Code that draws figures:
>>>

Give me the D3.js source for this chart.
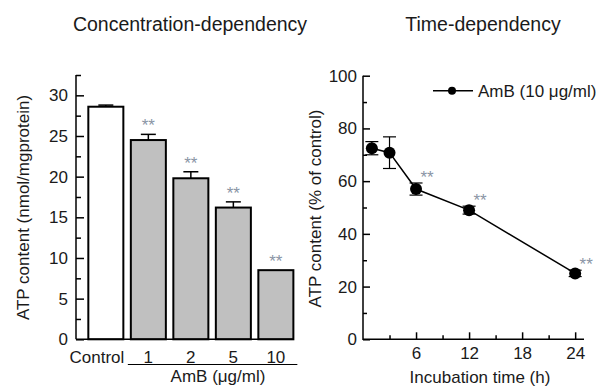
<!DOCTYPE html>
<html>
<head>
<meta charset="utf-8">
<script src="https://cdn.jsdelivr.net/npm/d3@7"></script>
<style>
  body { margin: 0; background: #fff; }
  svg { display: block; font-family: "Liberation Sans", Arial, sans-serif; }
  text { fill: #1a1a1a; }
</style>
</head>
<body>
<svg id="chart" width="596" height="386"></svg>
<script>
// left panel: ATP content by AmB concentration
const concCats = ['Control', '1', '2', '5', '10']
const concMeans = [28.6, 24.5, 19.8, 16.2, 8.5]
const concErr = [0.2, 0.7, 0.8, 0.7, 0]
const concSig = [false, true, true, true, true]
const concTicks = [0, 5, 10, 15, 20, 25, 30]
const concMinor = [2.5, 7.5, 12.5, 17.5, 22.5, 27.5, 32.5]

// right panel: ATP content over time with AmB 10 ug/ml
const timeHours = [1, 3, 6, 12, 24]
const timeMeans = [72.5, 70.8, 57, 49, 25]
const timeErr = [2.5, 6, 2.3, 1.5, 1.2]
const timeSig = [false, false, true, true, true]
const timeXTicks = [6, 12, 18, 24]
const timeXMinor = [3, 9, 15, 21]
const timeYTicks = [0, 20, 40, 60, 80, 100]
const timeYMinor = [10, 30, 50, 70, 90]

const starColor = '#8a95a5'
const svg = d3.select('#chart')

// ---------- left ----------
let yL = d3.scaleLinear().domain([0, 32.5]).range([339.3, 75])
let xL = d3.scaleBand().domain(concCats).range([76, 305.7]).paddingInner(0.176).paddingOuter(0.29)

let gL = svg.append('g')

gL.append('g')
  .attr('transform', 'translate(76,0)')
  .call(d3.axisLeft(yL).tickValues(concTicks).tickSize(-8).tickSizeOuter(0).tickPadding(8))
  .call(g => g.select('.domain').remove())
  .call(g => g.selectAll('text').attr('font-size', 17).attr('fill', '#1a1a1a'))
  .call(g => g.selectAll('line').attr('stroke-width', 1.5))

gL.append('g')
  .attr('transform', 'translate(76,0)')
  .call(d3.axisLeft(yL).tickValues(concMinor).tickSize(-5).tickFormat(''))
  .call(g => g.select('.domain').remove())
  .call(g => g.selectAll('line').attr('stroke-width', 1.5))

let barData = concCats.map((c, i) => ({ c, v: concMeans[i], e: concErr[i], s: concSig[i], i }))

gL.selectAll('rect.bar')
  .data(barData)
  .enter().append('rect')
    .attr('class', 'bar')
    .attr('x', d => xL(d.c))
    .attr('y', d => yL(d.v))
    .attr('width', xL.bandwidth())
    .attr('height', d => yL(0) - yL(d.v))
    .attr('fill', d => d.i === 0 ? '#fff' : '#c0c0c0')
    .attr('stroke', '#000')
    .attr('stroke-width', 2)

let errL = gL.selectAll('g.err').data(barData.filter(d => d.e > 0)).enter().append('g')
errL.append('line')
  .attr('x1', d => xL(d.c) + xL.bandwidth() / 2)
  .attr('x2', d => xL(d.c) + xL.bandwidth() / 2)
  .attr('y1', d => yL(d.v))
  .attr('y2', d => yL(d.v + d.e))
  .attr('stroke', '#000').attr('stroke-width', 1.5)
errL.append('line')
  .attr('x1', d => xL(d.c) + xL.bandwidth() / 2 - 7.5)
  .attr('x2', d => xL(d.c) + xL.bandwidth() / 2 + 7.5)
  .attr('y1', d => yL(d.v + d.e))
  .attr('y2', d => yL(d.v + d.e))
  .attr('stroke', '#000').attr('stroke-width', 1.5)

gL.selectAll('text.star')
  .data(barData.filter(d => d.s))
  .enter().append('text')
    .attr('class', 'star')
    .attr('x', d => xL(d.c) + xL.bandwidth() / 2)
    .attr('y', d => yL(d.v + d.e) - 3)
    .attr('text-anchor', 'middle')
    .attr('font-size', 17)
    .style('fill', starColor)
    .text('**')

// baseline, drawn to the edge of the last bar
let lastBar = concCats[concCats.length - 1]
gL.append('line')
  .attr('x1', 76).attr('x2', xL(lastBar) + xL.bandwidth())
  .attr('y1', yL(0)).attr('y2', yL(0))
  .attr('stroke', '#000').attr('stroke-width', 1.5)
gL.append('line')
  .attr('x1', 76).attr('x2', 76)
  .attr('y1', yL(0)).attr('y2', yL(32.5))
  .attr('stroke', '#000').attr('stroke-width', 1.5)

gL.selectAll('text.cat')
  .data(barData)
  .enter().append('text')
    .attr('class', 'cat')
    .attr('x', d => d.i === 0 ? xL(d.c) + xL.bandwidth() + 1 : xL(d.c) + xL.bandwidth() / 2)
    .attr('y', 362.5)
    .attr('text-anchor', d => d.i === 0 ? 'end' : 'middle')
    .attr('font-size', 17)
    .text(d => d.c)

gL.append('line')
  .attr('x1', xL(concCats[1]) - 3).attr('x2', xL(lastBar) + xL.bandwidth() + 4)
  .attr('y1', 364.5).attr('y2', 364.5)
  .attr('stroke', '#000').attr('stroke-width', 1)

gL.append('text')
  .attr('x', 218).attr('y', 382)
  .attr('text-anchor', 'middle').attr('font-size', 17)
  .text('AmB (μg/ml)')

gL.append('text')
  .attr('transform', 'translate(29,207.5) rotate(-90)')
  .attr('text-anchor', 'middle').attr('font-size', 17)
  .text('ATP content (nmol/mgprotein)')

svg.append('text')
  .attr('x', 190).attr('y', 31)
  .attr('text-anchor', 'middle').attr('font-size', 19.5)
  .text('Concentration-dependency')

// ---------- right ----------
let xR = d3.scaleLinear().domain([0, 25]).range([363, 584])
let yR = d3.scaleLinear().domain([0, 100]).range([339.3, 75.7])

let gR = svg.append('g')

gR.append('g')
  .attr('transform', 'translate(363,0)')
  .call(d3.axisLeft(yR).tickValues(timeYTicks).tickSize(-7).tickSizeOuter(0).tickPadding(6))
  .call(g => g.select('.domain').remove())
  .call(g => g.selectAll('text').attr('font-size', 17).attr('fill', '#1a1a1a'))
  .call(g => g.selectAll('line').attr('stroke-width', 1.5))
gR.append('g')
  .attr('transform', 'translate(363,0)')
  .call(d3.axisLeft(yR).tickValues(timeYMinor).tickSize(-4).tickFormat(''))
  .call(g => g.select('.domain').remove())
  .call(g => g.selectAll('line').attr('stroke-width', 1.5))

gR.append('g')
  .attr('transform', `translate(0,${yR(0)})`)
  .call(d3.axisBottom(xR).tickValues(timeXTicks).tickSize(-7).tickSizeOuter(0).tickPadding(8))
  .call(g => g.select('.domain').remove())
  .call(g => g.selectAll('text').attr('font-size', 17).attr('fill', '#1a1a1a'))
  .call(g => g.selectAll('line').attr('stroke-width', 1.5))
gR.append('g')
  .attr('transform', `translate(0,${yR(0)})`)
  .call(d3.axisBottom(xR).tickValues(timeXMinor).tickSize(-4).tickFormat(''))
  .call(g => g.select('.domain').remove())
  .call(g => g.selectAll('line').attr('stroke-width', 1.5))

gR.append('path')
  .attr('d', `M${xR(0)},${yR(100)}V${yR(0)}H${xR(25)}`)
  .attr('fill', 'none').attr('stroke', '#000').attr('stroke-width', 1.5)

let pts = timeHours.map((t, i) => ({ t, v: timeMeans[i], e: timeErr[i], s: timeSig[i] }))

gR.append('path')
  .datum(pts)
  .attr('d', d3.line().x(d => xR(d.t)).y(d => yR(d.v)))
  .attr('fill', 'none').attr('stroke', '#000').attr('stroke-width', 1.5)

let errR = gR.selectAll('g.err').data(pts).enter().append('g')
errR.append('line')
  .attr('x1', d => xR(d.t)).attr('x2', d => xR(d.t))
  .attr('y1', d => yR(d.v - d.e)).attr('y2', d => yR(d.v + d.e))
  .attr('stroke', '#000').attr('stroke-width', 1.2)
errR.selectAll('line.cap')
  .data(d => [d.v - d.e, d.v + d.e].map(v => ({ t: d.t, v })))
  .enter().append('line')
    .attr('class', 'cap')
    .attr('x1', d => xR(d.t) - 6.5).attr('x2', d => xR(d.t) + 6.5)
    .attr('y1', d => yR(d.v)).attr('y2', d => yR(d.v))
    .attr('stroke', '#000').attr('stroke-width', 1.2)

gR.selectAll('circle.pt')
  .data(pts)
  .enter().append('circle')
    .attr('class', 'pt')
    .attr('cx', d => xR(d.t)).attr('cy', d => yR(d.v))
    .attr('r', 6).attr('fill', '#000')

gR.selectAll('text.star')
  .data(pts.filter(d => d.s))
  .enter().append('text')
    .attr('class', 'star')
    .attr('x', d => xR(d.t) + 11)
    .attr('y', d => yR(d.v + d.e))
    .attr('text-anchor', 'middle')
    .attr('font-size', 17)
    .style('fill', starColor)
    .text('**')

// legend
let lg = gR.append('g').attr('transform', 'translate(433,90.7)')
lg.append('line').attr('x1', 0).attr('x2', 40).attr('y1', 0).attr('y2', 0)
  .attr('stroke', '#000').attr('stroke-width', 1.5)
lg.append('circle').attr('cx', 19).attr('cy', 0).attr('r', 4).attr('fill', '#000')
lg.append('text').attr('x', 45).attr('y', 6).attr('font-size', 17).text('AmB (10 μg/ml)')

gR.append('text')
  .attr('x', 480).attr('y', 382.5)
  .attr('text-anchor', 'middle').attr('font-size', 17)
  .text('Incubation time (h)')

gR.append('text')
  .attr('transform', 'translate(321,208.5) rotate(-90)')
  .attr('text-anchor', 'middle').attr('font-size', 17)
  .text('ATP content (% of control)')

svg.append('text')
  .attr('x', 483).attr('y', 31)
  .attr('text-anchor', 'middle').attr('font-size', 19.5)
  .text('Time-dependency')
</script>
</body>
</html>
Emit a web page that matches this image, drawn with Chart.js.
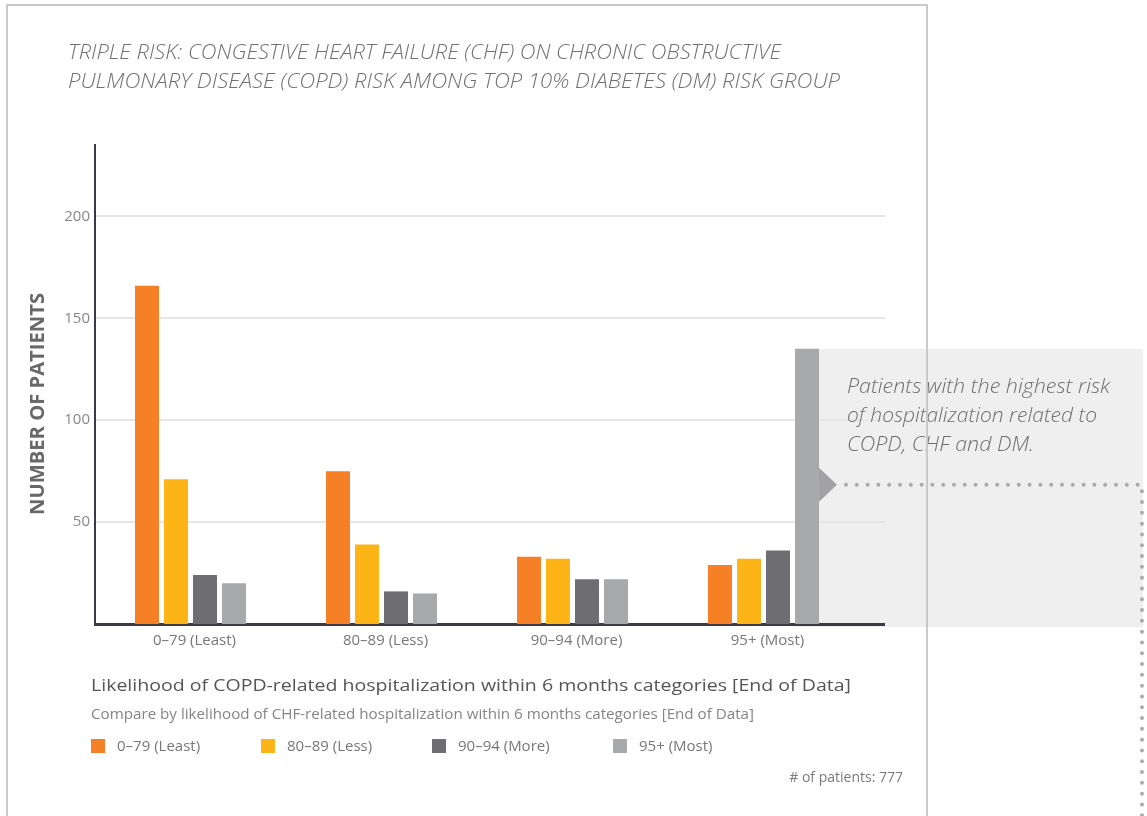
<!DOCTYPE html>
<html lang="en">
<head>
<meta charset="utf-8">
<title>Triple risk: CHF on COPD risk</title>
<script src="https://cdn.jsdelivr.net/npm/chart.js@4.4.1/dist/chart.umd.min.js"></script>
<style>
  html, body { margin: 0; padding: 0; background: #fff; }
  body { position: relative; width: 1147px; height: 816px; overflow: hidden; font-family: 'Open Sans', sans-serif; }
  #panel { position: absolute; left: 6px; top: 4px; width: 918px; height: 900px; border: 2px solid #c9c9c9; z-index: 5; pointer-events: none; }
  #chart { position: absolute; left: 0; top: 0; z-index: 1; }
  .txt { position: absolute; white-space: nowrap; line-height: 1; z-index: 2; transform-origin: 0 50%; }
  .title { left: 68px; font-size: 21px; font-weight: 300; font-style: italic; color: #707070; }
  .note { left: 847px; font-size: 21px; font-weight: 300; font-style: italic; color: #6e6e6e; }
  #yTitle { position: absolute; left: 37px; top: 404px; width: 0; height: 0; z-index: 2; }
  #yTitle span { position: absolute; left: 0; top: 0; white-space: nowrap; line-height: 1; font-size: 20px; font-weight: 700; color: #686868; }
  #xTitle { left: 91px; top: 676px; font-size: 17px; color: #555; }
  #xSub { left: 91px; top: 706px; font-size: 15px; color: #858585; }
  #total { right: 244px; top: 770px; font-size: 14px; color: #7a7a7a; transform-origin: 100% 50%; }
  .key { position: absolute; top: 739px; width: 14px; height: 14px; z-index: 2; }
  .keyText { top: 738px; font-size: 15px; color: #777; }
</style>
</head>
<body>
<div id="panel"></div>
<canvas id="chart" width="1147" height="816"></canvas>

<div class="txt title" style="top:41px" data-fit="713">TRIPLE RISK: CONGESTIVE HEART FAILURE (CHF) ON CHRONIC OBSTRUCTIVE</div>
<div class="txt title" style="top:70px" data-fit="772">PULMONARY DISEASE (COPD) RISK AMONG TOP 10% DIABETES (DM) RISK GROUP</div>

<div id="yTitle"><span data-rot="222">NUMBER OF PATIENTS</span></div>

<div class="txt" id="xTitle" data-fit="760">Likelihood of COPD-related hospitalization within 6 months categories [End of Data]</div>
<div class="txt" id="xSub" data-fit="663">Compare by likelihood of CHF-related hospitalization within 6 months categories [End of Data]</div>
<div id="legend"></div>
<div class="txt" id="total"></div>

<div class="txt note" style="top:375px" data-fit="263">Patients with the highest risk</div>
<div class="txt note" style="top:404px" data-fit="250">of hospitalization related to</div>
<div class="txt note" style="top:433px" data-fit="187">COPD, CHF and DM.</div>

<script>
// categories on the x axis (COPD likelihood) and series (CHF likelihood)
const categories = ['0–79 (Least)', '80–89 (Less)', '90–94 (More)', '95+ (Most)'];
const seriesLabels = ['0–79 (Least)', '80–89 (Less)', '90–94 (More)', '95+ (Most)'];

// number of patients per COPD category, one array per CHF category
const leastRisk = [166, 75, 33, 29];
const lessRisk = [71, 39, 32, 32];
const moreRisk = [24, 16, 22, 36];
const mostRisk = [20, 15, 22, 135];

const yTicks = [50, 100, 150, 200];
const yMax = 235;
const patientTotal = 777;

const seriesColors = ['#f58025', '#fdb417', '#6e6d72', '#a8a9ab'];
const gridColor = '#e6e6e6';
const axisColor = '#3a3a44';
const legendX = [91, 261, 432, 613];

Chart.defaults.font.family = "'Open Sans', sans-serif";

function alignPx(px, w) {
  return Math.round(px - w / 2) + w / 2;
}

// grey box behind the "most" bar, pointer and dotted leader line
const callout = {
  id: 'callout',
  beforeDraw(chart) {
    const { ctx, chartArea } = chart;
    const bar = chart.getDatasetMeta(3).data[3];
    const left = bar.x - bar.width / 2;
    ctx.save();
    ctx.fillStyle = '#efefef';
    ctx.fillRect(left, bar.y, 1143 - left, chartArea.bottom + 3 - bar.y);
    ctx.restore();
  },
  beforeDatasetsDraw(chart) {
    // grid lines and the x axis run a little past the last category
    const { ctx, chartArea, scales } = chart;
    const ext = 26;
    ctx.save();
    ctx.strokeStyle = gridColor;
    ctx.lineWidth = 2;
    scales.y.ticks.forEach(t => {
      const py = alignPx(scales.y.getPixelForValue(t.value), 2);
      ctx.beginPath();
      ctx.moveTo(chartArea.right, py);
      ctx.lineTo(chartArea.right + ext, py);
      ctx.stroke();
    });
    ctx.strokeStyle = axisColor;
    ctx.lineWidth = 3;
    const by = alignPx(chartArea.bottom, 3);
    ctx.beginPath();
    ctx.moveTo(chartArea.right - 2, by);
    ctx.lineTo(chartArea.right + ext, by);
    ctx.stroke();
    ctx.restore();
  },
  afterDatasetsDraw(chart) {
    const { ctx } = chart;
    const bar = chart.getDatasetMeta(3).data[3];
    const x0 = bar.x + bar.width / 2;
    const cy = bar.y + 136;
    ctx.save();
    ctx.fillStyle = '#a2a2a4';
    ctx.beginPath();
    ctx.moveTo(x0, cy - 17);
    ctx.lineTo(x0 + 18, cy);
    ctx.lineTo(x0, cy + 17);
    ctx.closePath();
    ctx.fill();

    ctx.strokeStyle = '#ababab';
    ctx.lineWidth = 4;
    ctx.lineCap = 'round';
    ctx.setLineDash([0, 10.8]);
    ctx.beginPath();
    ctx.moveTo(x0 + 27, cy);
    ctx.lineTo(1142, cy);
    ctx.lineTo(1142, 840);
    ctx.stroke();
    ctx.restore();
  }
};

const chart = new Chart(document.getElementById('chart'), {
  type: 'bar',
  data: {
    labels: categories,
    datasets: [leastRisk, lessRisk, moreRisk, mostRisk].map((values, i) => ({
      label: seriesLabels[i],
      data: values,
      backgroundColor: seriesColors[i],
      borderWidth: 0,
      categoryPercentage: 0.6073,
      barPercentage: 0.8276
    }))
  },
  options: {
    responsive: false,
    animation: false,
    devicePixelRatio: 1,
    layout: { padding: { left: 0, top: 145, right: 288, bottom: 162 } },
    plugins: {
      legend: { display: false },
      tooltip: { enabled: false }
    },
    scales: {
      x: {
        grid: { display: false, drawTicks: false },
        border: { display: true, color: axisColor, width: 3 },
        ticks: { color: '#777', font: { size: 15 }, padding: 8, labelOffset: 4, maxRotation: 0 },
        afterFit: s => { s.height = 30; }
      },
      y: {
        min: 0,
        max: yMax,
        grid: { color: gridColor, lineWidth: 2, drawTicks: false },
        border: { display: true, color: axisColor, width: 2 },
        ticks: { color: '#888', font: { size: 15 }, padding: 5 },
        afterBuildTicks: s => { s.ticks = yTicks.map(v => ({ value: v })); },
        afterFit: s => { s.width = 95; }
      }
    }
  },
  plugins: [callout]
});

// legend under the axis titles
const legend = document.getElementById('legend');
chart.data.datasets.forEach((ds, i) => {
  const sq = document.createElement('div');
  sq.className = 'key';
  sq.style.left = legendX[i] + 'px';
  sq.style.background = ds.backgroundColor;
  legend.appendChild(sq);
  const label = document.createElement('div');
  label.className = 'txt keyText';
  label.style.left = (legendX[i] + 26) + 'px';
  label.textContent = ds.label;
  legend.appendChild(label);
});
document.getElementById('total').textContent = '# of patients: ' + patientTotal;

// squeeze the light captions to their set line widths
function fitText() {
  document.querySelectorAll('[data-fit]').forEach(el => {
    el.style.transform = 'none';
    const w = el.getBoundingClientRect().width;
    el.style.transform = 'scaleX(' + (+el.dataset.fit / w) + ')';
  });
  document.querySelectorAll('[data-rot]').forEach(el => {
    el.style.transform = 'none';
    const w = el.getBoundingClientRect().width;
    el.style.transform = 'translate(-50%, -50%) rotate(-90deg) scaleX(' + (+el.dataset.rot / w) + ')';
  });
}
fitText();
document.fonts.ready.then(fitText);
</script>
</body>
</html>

<<<

The task:
Print exactly the first line of the entries and every line after it through the one that contains "const concMinor = [2.5, 7.5, 12.5, 17.5, 22.5, 27.5, 32.5]", leaving the pictures out.

Final result:
Give me the D3.js source for this chart.
<!DOCTYPE html>
<html>
<head>
<meta charset="utf-8">
<script src="https://cdn.jsdelivr.net/npm/d3@7"></script>
<style>
  body { margin: 0; background: #fff; }
  svg { display: block; font-family: "Liberation Sans", Arial, sans-serif; }
  text { fill: #1a1a1a; }
</style>
</head>
<body>
<svg id="chart" width="596" height="386"></svg>
<script>
// left panel: ATP content by AmB concentration
const concCats = ['Control', '1', '2', '5', '10']
const concMeans = [28.6, 24.5, 19.8, 16.2, 8.5]
const concErr = [0.2, 0.7, 0.8, 0.7, 0]
const concSig = [false, true, true, true, true]
const concTicks = [0, 5, 10, 15, 20, 25, 30]
const concMinor = [2.5, 7.5, 12.5, 17.5, 22.5, 27.5, 32.5]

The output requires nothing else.